▶ [Problem details]: Transcribe, exactly as they appear, the line that contains "Output the Python", the line that contains "import plotly.graph_objects as go", and every line in between, and nothing else.

▶ [A run of records]:
--*--

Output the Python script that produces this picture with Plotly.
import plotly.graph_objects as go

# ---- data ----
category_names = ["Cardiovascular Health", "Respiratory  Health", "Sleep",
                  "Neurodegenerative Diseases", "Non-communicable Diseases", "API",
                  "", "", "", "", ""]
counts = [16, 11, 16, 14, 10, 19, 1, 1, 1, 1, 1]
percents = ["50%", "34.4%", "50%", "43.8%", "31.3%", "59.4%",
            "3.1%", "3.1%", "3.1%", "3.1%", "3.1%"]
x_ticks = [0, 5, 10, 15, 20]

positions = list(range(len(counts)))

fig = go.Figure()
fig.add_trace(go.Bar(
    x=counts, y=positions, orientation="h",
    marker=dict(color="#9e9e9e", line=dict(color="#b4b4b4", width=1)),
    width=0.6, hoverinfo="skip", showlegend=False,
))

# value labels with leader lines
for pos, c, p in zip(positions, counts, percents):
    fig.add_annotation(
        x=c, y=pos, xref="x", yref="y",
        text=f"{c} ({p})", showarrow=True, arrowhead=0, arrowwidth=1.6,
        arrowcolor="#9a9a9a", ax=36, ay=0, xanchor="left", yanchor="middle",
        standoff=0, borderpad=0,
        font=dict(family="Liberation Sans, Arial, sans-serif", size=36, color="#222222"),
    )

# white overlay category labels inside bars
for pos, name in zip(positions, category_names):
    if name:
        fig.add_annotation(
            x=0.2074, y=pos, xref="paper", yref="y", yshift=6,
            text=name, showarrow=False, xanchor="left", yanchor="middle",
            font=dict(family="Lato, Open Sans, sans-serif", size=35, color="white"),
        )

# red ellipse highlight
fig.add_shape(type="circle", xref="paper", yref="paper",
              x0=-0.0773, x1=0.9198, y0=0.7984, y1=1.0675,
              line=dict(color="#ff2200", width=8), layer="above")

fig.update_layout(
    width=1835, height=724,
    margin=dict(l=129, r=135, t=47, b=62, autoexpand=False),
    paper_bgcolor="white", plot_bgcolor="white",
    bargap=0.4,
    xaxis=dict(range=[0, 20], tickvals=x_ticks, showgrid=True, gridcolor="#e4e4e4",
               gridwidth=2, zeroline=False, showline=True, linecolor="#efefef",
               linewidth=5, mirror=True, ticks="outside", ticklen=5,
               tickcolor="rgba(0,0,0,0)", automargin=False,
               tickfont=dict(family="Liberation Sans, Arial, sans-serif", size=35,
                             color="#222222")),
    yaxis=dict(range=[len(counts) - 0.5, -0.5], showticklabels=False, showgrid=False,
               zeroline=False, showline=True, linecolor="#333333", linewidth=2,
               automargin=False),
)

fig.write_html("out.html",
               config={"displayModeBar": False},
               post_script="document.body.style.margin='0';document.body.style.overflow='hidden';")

--*--

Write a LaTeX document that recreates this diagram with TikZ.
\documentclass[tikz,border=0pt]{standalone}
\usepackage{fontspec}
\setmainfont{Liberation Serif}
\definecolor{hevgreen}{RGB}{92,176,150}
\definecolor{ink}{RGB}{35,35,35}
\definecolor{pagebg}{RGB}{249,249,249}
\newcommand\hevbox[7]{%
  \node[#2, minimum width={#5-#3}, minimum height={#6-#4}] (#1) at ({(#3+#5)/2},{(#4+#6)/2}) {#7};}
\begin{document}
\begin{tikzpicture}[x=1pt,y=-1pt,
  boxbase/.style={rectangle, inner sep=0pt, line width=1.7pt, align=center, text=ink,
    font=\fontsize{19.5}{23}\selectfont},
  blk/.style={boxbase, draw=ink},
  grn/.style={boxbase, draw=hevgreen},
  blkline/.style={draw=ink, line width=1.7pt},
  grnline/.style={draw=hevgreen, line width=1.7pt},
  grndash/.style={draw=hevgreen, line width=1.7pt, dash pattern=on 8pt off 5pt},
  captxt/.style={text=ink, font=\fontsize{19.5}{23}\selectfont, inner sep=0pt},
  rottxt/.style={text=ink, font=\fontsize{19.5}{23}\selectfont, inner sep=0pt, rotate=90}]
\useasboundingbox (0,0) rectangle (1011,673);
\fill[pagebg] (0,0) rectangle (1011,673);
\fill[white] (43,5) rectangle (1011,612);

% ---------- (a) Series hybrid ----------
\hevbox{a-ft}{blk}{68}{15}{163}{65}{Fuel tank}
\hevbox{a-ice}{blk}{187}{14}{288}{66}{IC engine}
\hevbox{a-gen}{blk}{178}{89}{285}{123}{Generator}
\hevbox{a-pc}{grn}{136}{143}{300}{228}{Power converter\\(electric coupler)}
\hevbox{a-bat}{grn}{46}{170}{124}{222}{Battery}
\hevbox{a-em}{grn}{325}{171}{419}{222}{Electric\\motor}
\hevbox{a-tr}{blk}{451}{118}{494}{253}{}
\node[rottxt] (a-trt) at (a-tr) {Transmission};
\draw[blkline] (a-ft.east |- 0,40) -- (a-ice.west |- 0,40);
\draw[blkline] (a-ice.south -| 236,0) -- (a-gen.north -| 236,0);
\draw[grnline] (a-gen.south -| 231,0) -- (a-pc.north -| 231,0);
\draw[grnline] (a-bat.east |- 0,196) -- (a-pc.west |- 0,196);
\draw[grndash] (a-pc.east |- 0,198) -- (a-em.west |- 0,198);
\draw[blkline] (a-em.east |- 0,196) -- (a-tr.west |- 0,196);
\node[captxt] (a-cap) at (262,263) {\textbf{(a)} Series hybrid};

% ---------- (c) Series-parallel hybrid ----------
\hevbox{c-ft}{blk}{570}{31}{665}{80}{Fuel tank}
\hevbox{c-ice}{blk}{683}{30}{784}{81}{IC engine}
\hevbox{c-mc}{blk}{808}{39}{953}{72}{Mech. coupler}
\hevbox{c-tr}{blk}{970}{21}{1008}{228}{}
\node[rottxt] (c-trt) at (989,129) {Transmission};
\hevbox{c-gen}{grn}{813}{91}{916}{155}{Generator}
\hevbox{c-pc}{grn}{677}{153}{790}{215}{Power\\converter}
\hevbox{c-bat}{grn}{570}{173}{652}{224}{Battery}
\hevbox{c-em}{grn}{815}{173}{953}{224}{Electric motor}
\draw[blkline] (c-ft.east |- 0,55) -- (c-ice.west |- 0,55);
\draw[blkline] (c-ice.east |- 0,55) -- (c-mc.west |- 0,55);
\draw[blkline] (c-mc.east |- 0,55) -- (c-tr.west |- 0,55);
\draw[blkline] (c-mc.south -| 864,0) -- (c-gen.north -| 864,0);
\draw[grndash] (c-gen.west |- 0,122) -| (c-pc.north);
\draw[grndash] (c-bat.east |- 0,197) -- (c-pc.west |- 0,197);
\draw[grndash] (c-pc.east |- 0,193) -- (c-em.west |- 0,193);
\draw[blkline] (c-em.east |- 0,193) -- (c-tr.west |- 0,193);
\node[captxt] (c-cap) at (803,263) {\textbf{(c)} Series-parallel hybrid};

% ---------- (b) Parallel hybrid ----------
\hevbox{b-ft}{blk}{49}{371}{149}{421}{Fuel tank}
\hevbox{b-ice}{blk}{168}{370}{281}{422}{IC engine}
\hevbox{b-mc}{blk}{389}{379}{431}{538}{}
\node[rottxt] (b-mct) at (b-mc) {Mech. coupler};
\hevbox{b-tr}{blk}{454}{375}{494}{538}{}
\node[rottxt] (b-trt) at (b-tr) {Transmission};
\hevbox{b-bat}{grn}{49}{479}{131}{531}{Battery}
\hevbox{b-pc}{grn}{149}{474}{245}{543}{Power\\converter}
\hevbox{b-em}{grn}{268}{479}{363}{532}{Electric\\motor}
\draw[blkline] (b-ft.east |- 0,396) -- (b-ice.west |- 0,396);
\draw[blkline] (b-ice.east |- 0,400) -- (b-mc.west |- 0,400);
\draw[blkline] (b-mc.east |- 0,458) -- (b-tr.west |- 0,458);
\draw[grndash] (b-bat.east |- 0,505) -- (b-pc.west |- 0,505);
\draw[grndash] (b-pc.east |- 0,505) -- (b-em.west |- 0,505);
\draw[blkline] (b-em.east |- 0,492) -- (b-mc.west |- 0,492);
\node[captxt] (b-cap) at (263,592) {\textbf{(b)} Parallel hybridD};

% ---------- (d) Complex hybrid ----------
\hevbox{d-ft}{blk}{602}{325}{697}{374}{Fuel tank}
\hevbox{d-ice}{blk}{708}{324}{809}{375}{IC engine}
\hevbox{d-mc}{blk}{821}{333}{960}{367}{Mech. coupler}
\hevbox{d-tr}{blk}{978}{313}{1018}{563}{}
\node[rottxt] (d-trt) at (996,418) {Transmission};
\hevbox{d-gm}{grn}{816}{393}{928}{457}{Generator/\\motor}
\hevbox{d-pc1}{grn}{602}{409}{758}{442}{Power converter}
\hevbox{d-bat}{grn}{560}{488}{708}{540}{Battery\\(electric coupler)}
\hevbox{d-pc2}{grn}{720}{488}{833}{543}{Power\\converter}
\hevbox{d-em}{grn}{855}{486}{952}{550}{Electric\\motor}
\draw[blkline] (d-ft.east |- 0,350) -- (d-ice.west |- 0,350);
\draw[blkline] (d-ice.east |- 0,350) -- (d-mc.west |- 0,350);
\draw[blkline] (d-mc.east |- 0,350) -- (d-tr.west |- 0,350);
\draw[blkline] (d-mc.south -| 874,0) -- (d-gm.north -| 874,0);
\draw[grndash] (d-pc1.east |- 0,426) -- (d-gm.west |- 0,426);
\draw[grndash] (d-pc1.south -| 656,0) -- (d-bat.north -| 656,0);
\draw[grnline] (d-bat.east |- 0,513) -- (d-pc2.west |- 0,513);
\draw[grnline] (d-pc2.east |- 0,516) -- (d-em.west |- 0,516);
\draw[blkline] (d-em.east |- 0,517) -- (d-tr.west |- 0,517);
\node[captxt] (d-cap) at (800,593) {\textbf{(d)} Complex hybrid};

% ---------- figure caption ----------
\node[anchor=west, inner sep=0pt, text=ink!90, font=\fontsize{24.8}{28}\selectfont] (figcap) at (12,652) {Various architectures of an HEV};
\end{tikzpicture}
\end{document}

--*--

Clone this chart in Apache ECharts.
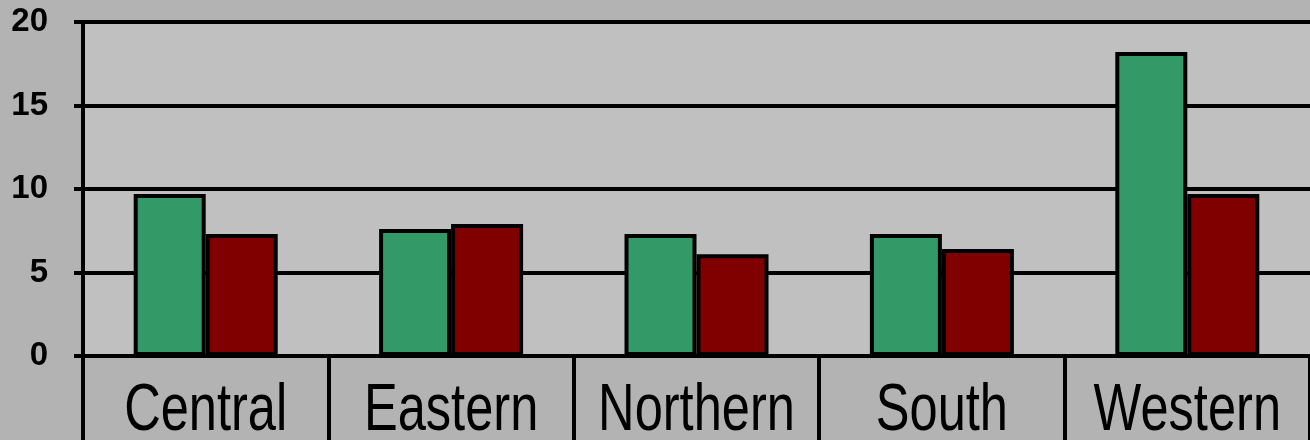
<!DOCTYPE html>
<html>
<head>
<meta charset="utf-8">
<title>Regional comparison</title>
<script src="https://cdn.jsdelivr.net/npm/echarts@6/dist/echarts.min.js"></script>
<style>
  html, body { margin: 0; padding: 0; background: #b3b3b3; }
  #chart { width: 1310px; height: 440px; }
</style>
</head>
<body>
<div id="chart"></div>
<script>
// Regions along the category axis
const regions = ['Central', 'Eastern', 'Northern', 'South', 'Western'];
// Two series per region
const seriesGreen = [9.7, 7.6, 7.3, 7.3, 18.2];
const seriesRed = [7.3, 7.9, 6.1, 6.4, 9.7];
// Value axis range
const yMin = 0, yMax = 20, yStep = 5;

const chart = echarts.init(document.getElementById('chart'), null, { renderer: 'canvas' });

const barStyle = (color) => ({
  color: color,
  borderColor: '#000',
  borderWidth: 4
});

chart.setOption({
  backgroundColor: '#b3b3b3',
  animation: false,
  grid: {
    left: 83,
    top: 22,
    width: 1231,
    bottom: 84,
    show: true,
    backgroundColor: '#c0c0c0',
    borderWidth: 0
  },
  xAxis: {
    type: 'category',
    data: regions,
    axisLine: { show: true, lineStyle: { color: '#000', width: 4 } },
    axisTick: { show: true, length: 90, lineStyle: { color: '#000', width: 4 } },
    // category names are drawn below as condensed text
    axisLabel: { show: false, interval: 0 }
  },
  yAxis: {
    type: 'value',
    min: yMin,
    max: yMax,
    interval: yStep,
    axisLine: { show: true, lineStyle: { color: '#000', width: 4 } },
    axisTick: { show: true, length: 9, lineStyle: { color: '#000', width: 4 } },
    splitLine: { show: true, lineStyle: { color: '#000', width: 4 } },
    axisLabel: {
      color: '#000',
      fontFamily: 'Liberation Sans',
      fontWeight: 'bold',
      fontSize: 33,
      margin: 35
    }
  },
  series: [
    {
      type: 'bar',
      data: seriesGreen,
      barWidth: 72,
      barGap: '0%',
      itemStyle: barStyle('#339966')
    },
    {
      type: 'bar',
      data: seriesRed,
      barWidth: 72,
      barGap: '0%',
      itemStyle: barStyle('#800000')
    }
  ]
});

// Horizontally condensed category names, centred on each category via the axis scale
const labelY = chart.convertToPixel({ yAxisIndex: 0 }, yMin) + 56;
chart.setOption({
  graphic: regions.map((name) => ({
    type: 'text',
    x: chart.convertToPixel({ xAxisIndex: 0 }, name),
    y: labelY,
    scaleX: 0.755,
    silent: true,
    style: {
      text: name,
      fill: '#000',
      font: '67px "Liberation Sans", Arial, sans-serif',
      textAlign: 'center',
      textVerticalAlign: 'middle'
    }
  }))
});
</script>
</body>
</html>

--*--

▶ [Completed exercise]:
Output the Python script that produces this picture with Plotly.
import plotly.graph_objects as go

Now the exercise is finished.